Part of that process involved two community conversations and student surveys to determine how to improve safety and student-faculty relationships. At the Nov. 25 board meeting, Superintendent Anthony Lewis shared data collected from over 350 individuals on questions such as “Do you feel safe at school?”.

“Just one student that doesn’t feel safe is a problem,” Lewis said. “If I’m not feeling safe, I could care less about your reading passage…”

When high school students were asked in their classes to name teachers they trusted, the most named teachers at each high school were brought together to share relationship-building strategies with Lewis. In an effort to make students feel like they have a trusted adult to talk to, Lewis recorded these conversations to serve as a blueprint for staff.

“One student wrote that the only time he didn’t want to come to class was when he didn’t do the reading because he didn’t want to let me down,” said Lawrence High English teacher Melissa Johnson during that meeting. “If they don’t know you or care about you then they don’t feel like that.”

Director of operations for the district, Ron May, presented other actions being taken by the district to bolster safety.

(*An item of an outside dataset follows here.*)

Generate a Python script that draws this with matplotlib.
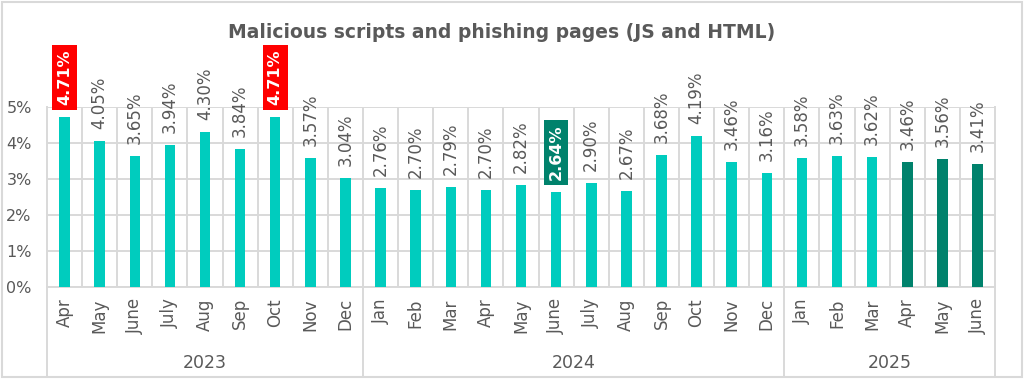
import matplotlib as mpl
import matplotlib.pyplot as plt
from matplotlib.lines import Line2D
from matplotlib.patches import Rectangle

mpl.rcParams['font.family'] = ['DejaVu Sans']

# data
months = ['Apr', 'May', 'June', 'July', 'Aug', 'Sep', 'Oct', 'Nov', 'Dec',
          'Jan', 'Feb', 'Mar', 'Apr', 'May', 'June', 'July', 'Aug', 'Sep', 'Oct', 'Nov', 'Dec',
          'Jan', 'Feb', 'Mar', 'Apr', 'May', 'June']
values = [4.71, 4.05, 3.65, 3.94, 4.30, 3.84, 4.71, 3.57, 3.04,
          2.76, 2.70, 2.79, 2.70, 2.82, 2.64, 2.90, 2.67, 3.68, 4.19, 3.46, 3.16,
          3.58, 3.63, 3.62, 3.46, 3.56, 3.41]
years = ['2023', '2024', '2025']
year_counts = [9, 12, 6]
# highlighted labels: index -> box colour
highlight_max = [0, 6]
highlight_min = [14]
dark_bars = [24, 25, 26]

teal = '#00CCBE'
dark = '#00826C'
red = '#FF0000'
grey_txt = '#595959'
grid_c = '#D9D9D9'

fig = plt.figure(figsize=(10.24, 3.79), dpi=100)
ax = fig.add_axes([0.0459, 0.2427, 0.9258, 0.475])

x = list(range(len(values)))
colors = [dark if i in dark_bars else teal for i in x]
ax.bar(x, values, width=0.3, color=colors, zorder=3)

ax.set_xlim(-0.5, len(values) - 0.5)
ax.set_ylim(0, 5)
ax.set_yticks([0, 1, 2, 3, 4, 5])
ax.set_yticklabels([f'{v}%' for v in range(6)])
ax.set_xticks(x)
ax.set_xticklabels(months, rotation=90, va='top')
ax.set_xticks([i + 0.5 for i in x[:-1]], minor=True)
ax.tick_params(axis='both', length=0, colors=grey_txt)
ax.tick_params(axis='y', pad=11, labelsize=11.5)
ax.tick_params(axis='x', pad=8, labelsize=12)
ax.tick_params(which='minor', length=0)
ax.grid(axis='y', which='major', color=grid_c, lw=1.4, zorder=0)
ax.grid(axis='x', which='minor', color=grid_c, lw=1.4, zorder=0)
for s in ax.spines.values():
    s.set_visible(False)
ax.spines['bottom'].set_visible(True)
ax.spines['bottom'].set_color(grid_c)
ax.spines['bottom'].set_linewidth(1.4)

# data labels
for i, v in enumerate(values):
    if i in highlight_max or i in highlight_min:
        fc = red if i in highlight_max else dark
        ax.annotate(f'{v:.2f}%', (i, v), xytext=(0, 12), textcoords='offset pixels',
                    rotation=90, ha='center', va='bottom', fontsize=11.5,
                    fontweight='bold', color='white', zorder=5,
                    bbox=dict(boxstyle='square,pad=0.3', fc=fc, ec='none'))
    else:
        ax.annotate(f'{v:.2f}%', (i, v), xytext=(0, 12), textcoords='offset pixels',
                    rotation=90, ha='center', va='bottom', fontsize=12,
                    color=grey_txt, zorder=5)

# year group separators and labels
trans = ax.get_xaxis_transform()
start = 0
bounds = [-0.5]
for yr, n in zip(years, year_counts):
    ax.text(start + (n - 1) / 2, -0.42, yr, transform=trans, ha='center', va='center',
            fontsize=12.5, color=grey_txt)
    start += n
    bounds.append(start - 0.5)
for b in bounds:
    top = 1 if b in (bounds[0], bounds[-1]) else 0
    ax.add_line(Line2D([b, b], [-0.49, top], transform=trans, color=grid_c, lw=1.4,
                       clip_on=False, zorder=1))

fig.text(0.49, 0.915, 'Malicious scripts and phishing pages (JS and HTML)',
         ha='center', va='center', fontsize=13.5, fontweight='bold', color=grey_txt)

fig.patches.append(Rectangle((0.002, 0.004), 0.996, 0.992, transform=fig.transFigure,
                             fill=False, ec=grid_c, lw=1.5))

fig.savefig('out.png', dpi=100)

According to May, the district’s PowerSchool team is still working on getting mass-texting capabilities to alert students in the case of a crisis, especially if they are off-campus.

Along with ALICE training that was initiated last year, substitutes are now being formally trained in crisis procedures. Digital resources for reporting bullying or security concerns, as well as educational resources, have been made available online. Other goals include improving intercom systems, electronic door locks and more accurate signage and maps of the school.

May said security measures such as clear backpacks and metal detectors were considered. However, those measures can be polarizing and expensive to implement.

“What might make me feel safe,” May said, “Might make you feel unsafe.”